The expansion of illegal pastures in the area continues to take place despite the commitment made in 2009 by slaughterhouses in Pará to avoid sourcing cattle from illegally deforested areas. Doblas points to a lack of buy-in. “Half the slaughterhouses in Pará have not signed up to the agreement. 

This means that around 30% of livestock in the state is not being properly traced”. In addition, conservationists have complained of lack of enforcement and the absence of tough penalties for violations.

While illegal ranching mostly takes place in the state of Pará, soy plantations have put pressure on protected areas in Mato Grosso. 

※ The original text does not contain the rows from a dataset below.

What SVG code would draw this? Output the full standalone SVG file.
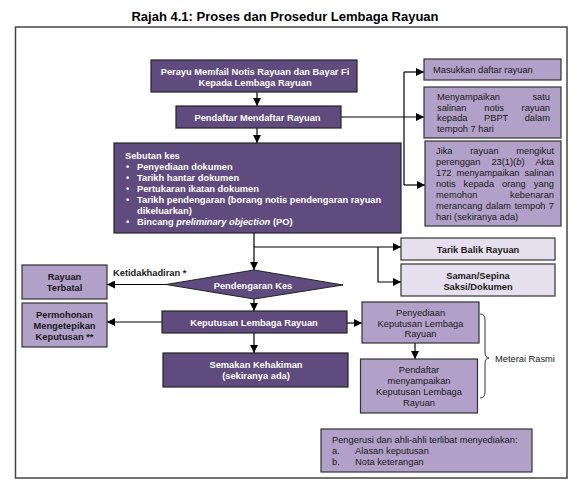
<svg xmlns="http://www.w3.org/2000/svg" width="581" height="494" viewBox="0 0 581 494">
<style>
.dk{fill:#5f4b7d;stroke:#222;stroke-width:1.2}
.md{fill:#b1a0c7;stroke:#333;stroke-width:1.2}
.lt{fill:#e6e0ee;stroke:#333;stroke-width:1.2}
text{font-family:"Liberation Sans",Arial,sans-serif;font-size:9.3px}
.tw{font-weight:bold;fill:#fff}
.tb{font-weight:bold;fill:#1a1a1a}
.tr{fill:#1a1a1a}
.c{text-anchor:middle}
.e{text-anchor:end}
.ln{stroke:#000;stroke-width:1.2;fill:none}
</style>
<defs>
<marker id="ah" markerWidth="8" markerHeight="8" refX="8" refY="4" orient="auto" markerUnits="userSpaceOnUse">
<path d="M0,0 L8,4 L0,8 z" fill="#000"/>
</marker>
</defs>
<rect width="581" height="494" fill="#fff"/>
<text x="285" y="21" class="c" style="font-size:13px;font-weight:bold;fill:#000">Rajah 4.1: Proses dan Prosedur Lembaga Rayuan</text>
<rect x="15.5" y="27" width="551.5" height="451" fill="none" stroke="#444" stroke-width="1.5"/>

<g id="connectors">
<path class="ln" d="M257,92 V106" marker-end="url(#ah)"/>
<path class="ln" d="M257,128 V143" marker-end="url(#ah)"/>
<path class="ln" d="M341,117 H424" marker-end="url(#ah)"/>
<path class="ln" d="M404,72 V185"/>
<path class="ln" d="M404,72 H424" marker-end="url(#ah)"/>
<path class="ln" d="M404,185 H425" marker-end="url(#ah)"/>
<path class="ln" d="M254,233 V270" marker-end="url(#ah)"/>
<path class="ln" d="M254,247 H401" marker-end="url(#ah)"/>
<path class="ln" d="M378,247 V282 H401" marker-end="url(#ah)"/>
<path class="ln" d="M166,284.5 H107" marker-end="url(#ah)"/>
<path class="ln" d="M254,299 V311" marker-end="url(#ah)"/>
<path class="ln" d="M162,322 H107" marker-end="url(#ah)"/>
<path class="ln" d="M254,333 V353" marker-end="url(#ah)"/>
<path class="ln" d="M347,323 H362" marker-end="url(#ah)"/>
<path class="ln" d="M415,343 V359" marker-end="url(#ah)"/>
<path d="M480,314 Q485,314 485,320 V352 Q485,358 489,358 Q485,358 485,364 V392 Q485,398 480,398" fill="none" stroke="#333" stroke-width="1"/>
</g>

<g id="perayu">
<rect class="dk" x="151" y="60" width="206" height="32"/>
<text class="tw c" x="255" y="75">Perayu Memfail Notis Rayuan dan Bayar Fi</text>
<text class="tw c" x="255" y="85.5">Kepada Lembaga Rayuan</text>
</g>

<g id="pendaftar">
<rect class="dk" x="176" y="106" width="165" height="22"/>
<text class="tw c" x="257.5" y="120.5">Pendaftar Mendaftar Rayuan</text>
</g>

<g id="masukkan">
<rect class="md" x="424" y="59" width="137" height="21"/>
<text class="tr" x="433" y="73">Masukkan daftar rayuan</text>
</g>

<g id="menyampaikan">
<rect class="md" x="424" y="87" width="137" height="51"/>
<text class="tr" x="437" y="100">Menyampaikan</text>
<text class="tr e" x="550" y="100">satu</text>
<text class="tr" x="437" y="110.5">salinan</text>
<text class="tr" x="484.3" y="110.5">notis</text>
<text class="tr e" x="550" y="110.5">rayuan</text>
<text class="tr" x="437" y="121">kepada</text>
<text class="tr" x="484" y="121">PBPT</text>
<text class="tr e" x="550" y="121">dalam</text>
<text class="tr" x="437" y="131.5">tempoh 7 hari</text>
</g>

<g id="jika">
<rect class="md" x="425" y="141" width="136" height="85"/>
<text class="tr" x="436" y="153.5">Jika</text>
<text class="tr" x="470.2" y="153.5">rayuan</text>
<text class="tr e" x="554" y="153.5">mengikut</text>
<text class="tr" x="436" y="164.5">perenggan</text>
<text class="tr" x="491.4" y="164.5">23(1)(<tspan font-style="italic">b</tspan>)</text>
<text class="tr e" x="554" y="164.5">Akta</text>
<text class="tr" x="436" y="175.5">172</text>
<text class="tr" x="456.5" y="175.5">menyampaikan</text>
<text class="tr e" x="554" y="175.5">salinan</text>
<text class="tr" x="436" y="186.5">notis</text>
<text class="tr" x="463.6" y="186.5">kepada</text>
<text class="tr" x="502" y="186.5">orang</text>
<text class="tr e" x="554" y="186.5">yang</text>
<text class="tr" x="436" y="197.5">memohon</text>
<text class="tr e" x="554" y="197.5">kebenaran</text>
<text class="tr" x="436" y="208.5">merancang</text>
<text class="tr" x="485.8" y="208.5">dalam</text>
<text class="tr" x="514.5" y="208.5">tempoh</text>
<text class="tr e" x="554" y="208.5">7</text>
<text class="tr" x="436" y="219.5">hari (sekiranya ada)</text>
</g>

<g id="sebutan">
<rect class="dk" x="114" y="143" width="287" height="90"/>
<text class="tw" x="125" y="159">Sebutan kes</text>
<text class="tw" x="126" y="170">•</text><text class="tw" x="137" y="170">Penyediaan dokumen</text>
<text class="tw" x="126" y="181">•</text><text class="tw" x="137" y="181">Tarikh hantar dokumen</text>
<text class="tw" x="126" y="192">•</text><text class="tw" x="137" y="192">Pertukaran ikatan dokumen</text>
<text class="tw" x="126" y="203">•</text><text class="tw" x="137" y="203">Tarikh pendengaran (borang notis pendengaran rayuan</text>
<text class="tw" x="137" y="214">dikeluarkan)</text>
<text class="tw" x="126" y="225">•</text><text class="tw" x="137" y="225">Bincang <tspan font-style="italic">preliminary objection</tspan> (PO)</text>
</g>

<g id="tarik">
<rect class="lt" x="401" y="238" width="154" height="22"/>
<text class="tb c" x="478" y="252.5">Tarik Balik Rayuan</text>
</g>

<g id="saman">
<rect class="lt" x="401" y="264" width="154" height="32"/>
<text class="tb c" x="478" y="278.5">Saman/Sepina</text>
<text class="tb c" x="478" y="289.5">Saksi/Dokumen</text>
</g>

<g id="pendengaran">
<polygon points="166,284.5 254,270 343,285 254,299" fill="#5f4b7d" stroke="#222" stroke-width="1"/>
<text class="tw c" x="253" y="289">Pendengaran Kes</text>
</g>

<g id="ketidakhadiran-label">
<text class="tb" x="113" y="276">Ketidakhadiran *</text>
</g>

<g id="terbatal">
<rect class="md" x="22" y="265" width="85" height="34"/>
<text class="tb c" x="64.5" y="279.5">Rayuan</text>
<text class="tb c" x="64.5" y="290.5">Terbatal</text>
</g>

<g id="permohonan">
<rect class="md" x="22" y="303" width="85" height="44"/>
<text class="tb c" x="64.5" y="317.5">Permohonan</text>
<text class="tb c" x="64.5" y="328.5">Mengetepikan</text>
<text class="tb c" x="64.5" y="339.5">Keputusan **</text>
</g>

<g id="keputusan">
<rect class="dk" x="162" y="311" width="185" height="22"/>
<text class="tw c" x="254" y="325.5">Keputusan Lembaga Rayuan</text>
</g>

<g id="semakan">
<rect class="dk" x="163" y="353" width="185" height="34"/>
<text class="tw c" x="256" y="368">Semakan Kehakiman</text>
<text class="tw c" x="256" y="379">(sekiranya ada)</text>
</g>

<g id="penyediaan">
<rect class="md" x="362" y="302" width="117" height="41"/>
<text class="tr c" x="420.5" y="316">Penyediaan</text>
<text class="tr c" x="420.5" y="326.5">Keputusan Lembaga</text>
<text class="tr c" x="420.5" y="337">Rayuan</text>
</g>

<g id="pendaftar-menyampaikan">
<rect class="md" x="360.5" y="359" width="117" height="54"/>
<text class="tr c" x="419" y="373">Pendaftar</text>
<text class="tr c" x="419" y="384">menyampaikan</text>
<text class="tr c" x="419" y="395">Keputusan Lembaga</text>
<text class="tr c" x="419" y="405.5">Rayuan</text>
</g>

<g id="meterai">
<text class="tr" x="495" y="361.5">Meterai Rasmi</text>
</g>

<g id="pengerusi">
<rect class="md" x="321" y="429" width="211" height="43"/>
<text class="tr" x="332" y="442.5">Pengerusi dan ahli-ahli terlibat menyediakan:</text>
<text class="tr" x="332" y="453.5">a.</text><text class="tr" x="355" y="453.5">Alasan keputusan</text>
<text class="tr" x="332" y="464.5">b.</text><text class="tr" x="355" y="464.5">Nota keterangan</text>
</g>
</svg>
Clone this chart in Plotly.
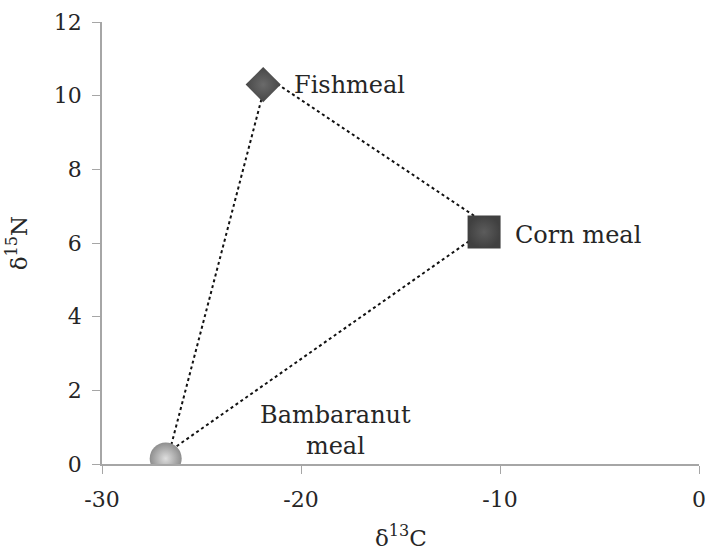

The main concern here relates to a recent drive to build infrastructure for more efficient transportation of soybeans from farms to ports and processing facilities. 

New roads, railways, waterways and export terminals threaten protected areas as they allow easier access to previously unprofitable lands.

“The recent pavement of BR163 (a motorway connecting Mato Grosso to ports in Pará) has led to increased deforestation because it has expanded the scope for soy cultivation in the area”, Doblas said.

For local indigenous peoples, the challenge is to have their territories officially recognised and protected. Doblas emphasises the need to conclude demarcation processes of their lands and effectively monitor protected areas.

In Brazil’s current political climate, this may prove challenging. The powerful agribusiness lobby in congress continues to work to undermine indigenous protections and land demarcation efforts. 

Millions of hectares of protected areas have been downgraded, reclassified or declassified in recent years. Since 2012, when changes to the Forest Code weakened environmental protections, annual deforestation rates have increased by 37% from preceding years.